| Exercise prompt |
Restate the listing that follows word for word, without its pictures.
□ □ □ □ □
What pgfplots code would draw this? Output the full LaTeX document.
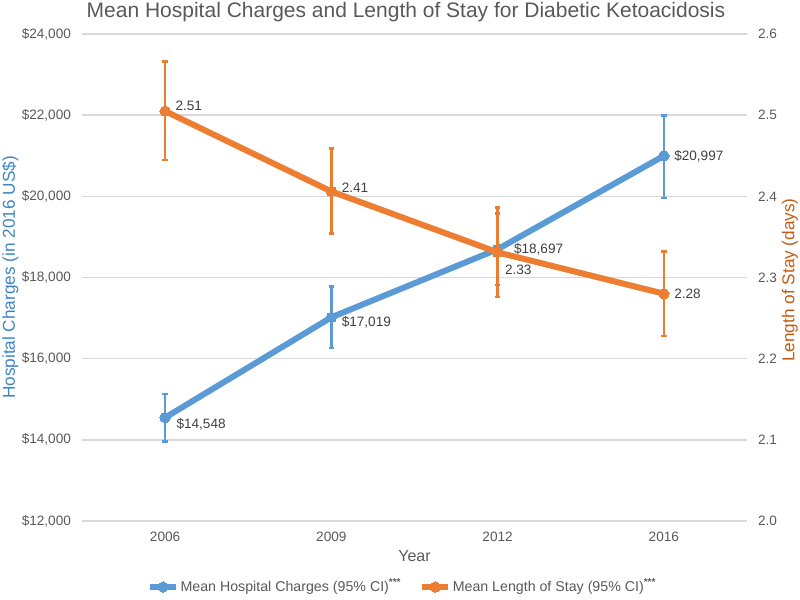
\documentclass[border=0pt]{standalone}
\usepackage{pgfplots}
\pgfplotsset{compat=1.18}
\usepackage{fontspec}
\setmainfont{Liberation Sans}
\definecolor{cblue}{HTML}{5B9BD5}
\definecolor{corange}{HTML}{ED7D31}
\definecolor{cbluelab}{HTML}{3E85C6}
\definecolor{corangelab}{HTML}{C55A11}
\definecolor{tgray}{HTML}{595959}
\definecolor{lgray}{HTML}{404040}
\definecolor{gridgray}{HTML}{D9D9D9}
\begin{document}
\begin{tikzpicture}
\useasboundingbox (0,0) rectangle (400pt,300pt);
\pgfplotsset{
  common/.style={
    at={(41pt,39.5pt)}, anchor=south west, scale only axis,
    width=332.5pt, height=243.5pt,
    xmin=-0.5, xmax=3.5,
    axis line style={draw=none},
    major tick length=0pt,
    scaled y ticks=false,
    tick label style={font=\fontsize{6.8}{8}\selectfont, text=tgray},
    label style={font=\fontsize{8}{9.5}\selectfont},
    clip=false,
  },
  nnc/.style={
    nodes near coords={#1\pgfplotspointmeta},
    point meta=explicit symbolic,
    visualization depends on={\thisrow{dx}\as\mydx},
    visualization depends on={\thisrow{dy}\as\mydy},
    nodes near coords style={anchor=west, inner sep=0pt, xshift=\mydx pt, yshift=\mydy pt,
      font=\fontsize{6.8}{8}\selectfont, text=lgray},
  },
}
\begin{axis}[common,
  ymin=12000, ymax=24000,
  ytick={12000,14000,16000,18000,20000,22000,24000},
  yticklabels={{\$12,000},{\$14,000},{\$16,000},{\$18,000},{\$20,000},{\$22,000},{\$24,000}},
  ymajorgrids, grid style={color=gridgray, line width=0.75pt},
  xtick={0,1,2,3}, xticklabels={2006,2009,2012,2016},
  xticklabel style={yshift=-2pt},
  yticklabel style={xshift=-2pt},
  xlabel={Year},
  xlabel style={at={(axis description cs:0.5,-0.072)}, anchor=center, text=tgray},
  ylabel={Hospital Charges (in 2016 US\$)},
  ylabel style={at={(axis description cs:-0.108,0.5)}, anchor=center, text=cbluelab, font=\fontsize{8.6}{10}\selectfont},
  legend style={at={(0.482,-0.1355)}, anchor=center, draw=none, fill=none,
    font=\fontsize{7.1}{8}\selectfont, text=tgray, legend columns=2,
    nodes={inner sep=0.8pt},
    /tikz/every even column/.append style={column sep=8pt}},
  legend cell align=left,
  legend image code/.code={\draw[mark repeat=2, mark phase=2, #1] plot coordinates {(0pt,0pt) (6.5pt,0pt) (13pt,0pt)};},
]
\addplot[color=cblue, line width=3pt, mark=*, mark size=2.6pt,
  mark options={fill=cblue, draw=cblue, line width=0pt},
  error bars/.cd, y dir=both, y explicit,
  error bar style={line width=1.2pt, color=cblue},
  error mark options={rotate=90, line width=1.2pt, mark size=1.4pt, color=cblue},
] table[x=x, y=y, y error plus=ep, y error minus=em] {
x y ep em
0 14548 574 594
1 17019 755 763
2 18697 882 882
3 20997 991 1041
};
\addlegendentry{Mean Hospital Charges (95\% CI)\textsuperscript{\textbf{***}}}
\addplot[draw=none, forget plot, nnc={\$}] table[x=x, y=y, meta=label] {
x y label dx dy
0 14548 14,548 5.5 -3.5
1 17019 17,019 5 -2.5
2 18697 18,697 8 0
3 20997 20,997 5 0
};
\addlegendimage{color=corange, line width=3pt, mark=*, mark size=2.6pt, mark options={fill=corange, draw=corange, line width=0pt}}
\addlegendentry{Mean Length of Stay (95\% CI)\textsuperscript{\textbf{***}}}
\end{axis}
\begin{axis}[common,
  ymin=2.0, ymax=2.6,
  ytick={2.0,2.1,2.2,2.3,2.4,2.5,2.6},
  yticklabels={2.0,2.1,2.2,2.3,2.4,2.5,2.6},
  axis x line=none,
  axis y line*=right,
  yticklabel style={xshift=2pt},
]
\addplot[color=corange, line width=3pt, mark=*, mark size=2.6pt,
  mark options={fill=corange, draw=corange, line width=0pt},
  error bars/.cd, y dir=both, y explicit,
  error bar style={line width=1.2pt, color=corange},
  error mark options={rotate=90, line width=1.2pt, mark size=1.4pt, color=corange},
] table[x=x, y=y, y error plus=ep, y error minus=em] {
x y ep em
0 2.505 0.061 0.060
1 2.406 0.053 0.052
2 2.331 0.055 0.055
3 2.280 0.052 0.052
};
\addplot[draw=none, forget plot, nnc={}] table[x=x, y=y, meta=label] {
x y label dx dy
0 2.505 2.51 5 2.5
1 2.406 2.41 5 2
2 2.331 2.33 3.5 -8.5
3 2.280 2.28 5 0
};
\end{axis}
\node[rotate=90, inner sep=0pt, font=\fontsize{8.6}{10}\selectfont, text=corangelab] at (395pt,160pt) {Length of Stay (days)};
\node[font=\fontsize{10.5}{12}\selectfont, text=tgray] at (203pt,294pt) {Mean Hospital Charges and Length of Stay for Diabetic Ketoacidosis};
\end{tikzpicture}
\end{document}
□ □ □ □ □
| Reply |
What pgfplots code would draw this? Output the full LaTeX document.
\documentclass[border=0pt]{standalone}
\usepackage{pgfplots}
\pgfplotsset{compat=1.18}
\usepackage{fontspec}
\setmainfont{Liberation Sans}
\definecolor{cblue}{HTML}{5B9BD5}
\definecolor{corange}{HTML}{ED7D31}
\definecolor{cbluelab}{HTML}{3E85C6}
\definecolor{corangelab}{HTML}{C55A11}
\definecolor{tgray}{HTML}{595959}
\definecolor{lgray}{HTML}{404040}
\definecolor{gridgray}{HTML}{D9D9D9}
\begin{document}
\begin{tikzpicture}
\useasboundingbox (0,0) rectangle (400pt,300pt);
\pgfplotsset{
  common/.style={
    at={(41pt,39.5pt)}, anchor=south west, scale only axis,
    width=332.5pt, height=243.5pt,
    xmin=-0.5, xmax=3.5,
    axis line style={draw=none},
    major tick length=0pt,
    scaled y ticks=false,
    tick label style={font=\fontsize{6.8}{8}\selectfont, text=tgray},
    label style={font=\fontsize{8}{9.5}\selectfont},
    clip=false,
  },
  nnc/.style={
    nodes near coords={#1\pgfplotspointmeta},
    point meta=explicit symbolic,
    visualization depends on={\thisrow{dx}\as\mydx},
    visualization depends on={\thisrow{dy}\as\mydy},
    nodes near coords style={anchor=west, inner sep=0pt, xshift=\mydx pt, yshift=\mydy pt,
      font=\fontsize{6.8}{8}\selectfont, text=lgray},
  },
}
\begin{axis}[common,
  ymin=12000, ymax=24000,
  ytick={12000,14000,16000,18000,20000,22000,24000},
  yticklabels={{\$12,000},{\$14,000},{\$16,000},{\$18,000},{\$20,000},{\$22,000},{\$24,000}},
  ymajorgrids, grid style={color=gridgray, line width=0.75pt},
  xtick={0,1,2,3}, xticklabels={2006,2009,2012,2016},
  xticklabel style={yshift=-2pt},
  yticklabel style={xshift=-2pt},
  xlabel={Year},
  xlabel style={at={(axis description cs:0.5,-0.072)}, anchor=center, text=tgray},
  ylabel={Hospital Charges (in 2016 US\$)},
  ylabel style={at={(axis description cs:-0.108,0.5)}, anchor=center, text=cbluelab, font=\fontsize{8.6}{10}\selectfont},
  legend style={at={(0.482,-0.1355)}, anchor=center, draw=none, fill=none,
    font=\fontsize{7.1}{8}\selectfont, text=tgray, legend columns=2,
    nodes={inner sep=0.8pt},
    /tikz/every even column/.append style={column sep=8pt}},
  legend cell align=left,
  legend image code/.code={\draw[mark repeat=2, mark phase=2, #1] plot coordinates {(0pt,0pt) (6.5pt,0pt) (13pt,0pt)};},
]
\addplot[color=cblue, line width=3pt, mark=*, mark size=2.6pt,
  mark options={fill=cblue, draw=cblue, line width=0pt},
  error bars/.cd, y dir=both, y explicit,
  error bar style={line width=1.2pt, color=cblue},
  error mark options={rotate=90, line width=1.2pt, mark size=1.4pt, color=cblue},
] table[x=x, y=y, y error plus=ep, y error minus=em] {
x y ep em
0 14548 574 594
1 17019 755 763
2 18697 882 882
3 20997 991 1041
};
\addlegendentry{Mean Hospital Charges (95\% CI)\textsuperscript{\textbf{***}}}
\addplot[draw=none, forget plot, nnc={\$}] table[x=x, y=y, meta=label] {
x y label dx dy
0 14548 14,548 5.5 -3.5
1 17019 17,019 5 -2.5
2 18697 18,697 8 0
3 20997 20,997 5 0
};
\addlegendimage{color=corange, line width=3pt, mark=*, mark size=2.6pt, mark options={fill=corange, draw=corange, line width=0pt}}
\addlegendentry{Mean Length of Stay (95\% CI)\textsuperscript{\textbf{***}}}
\end{axis}
\begin{axis}[common,
  ymin=2.0, ymax=2.6,
  ytick={2.0,2.1,2.2,2.3,2.4,2.5,2.6},
  yticklabels={2.0,2.1,2.2,2.3,2.4,2.5,2.6},
  axis x line=none,
  axis y line*=right,
  yticklabel style={xshift=2pt},
]
\addplot[color=corange, line width=3pt, mark=*, mark size=2.6pt,
  mark options={fill=corange, draw=corange, line width=0pt},
  error bars/.cd, y dir=both, y explicit,
  error bar style={line width=1.2pt, color=corange},
  error mark options={rotate=90, line width=1.2pt, mark size=1.4pt, color=corange},
] table[x=x, y=y, y error plus=ep, y error minus=em] {
x y ep em
0 2.505 0.061 0.060
1 2.406 0.053 0.052
2 2.331 0.055 0.055
3 2.280 0.052 0.052
};
\addplot[draw=none, forget plot, nnc={}] table[x=x, y=y, meta=label] {
x y label dx dy
0 2.505 2.51 5 2.5
1 2.406 2.41 5 2
2 2.331 2.33 3.5 -8.5
3 2.280 2.28 5 0
};
\end{axis}
\node[rotate=90, inner sep=0pt, font=\fontsize{8.6}{10}\selectfont, text=corangelab] at (395pt,160pt) {Length of Stay (days)};
\node[font=\fontsize{10.5}{12}\selectfont, text=tgray] at (203pt,294pt) {Mean Hospital Charges and Length of Stay for Diabetic Ketoacidosis};
\end{tikzpicture}
\end{document}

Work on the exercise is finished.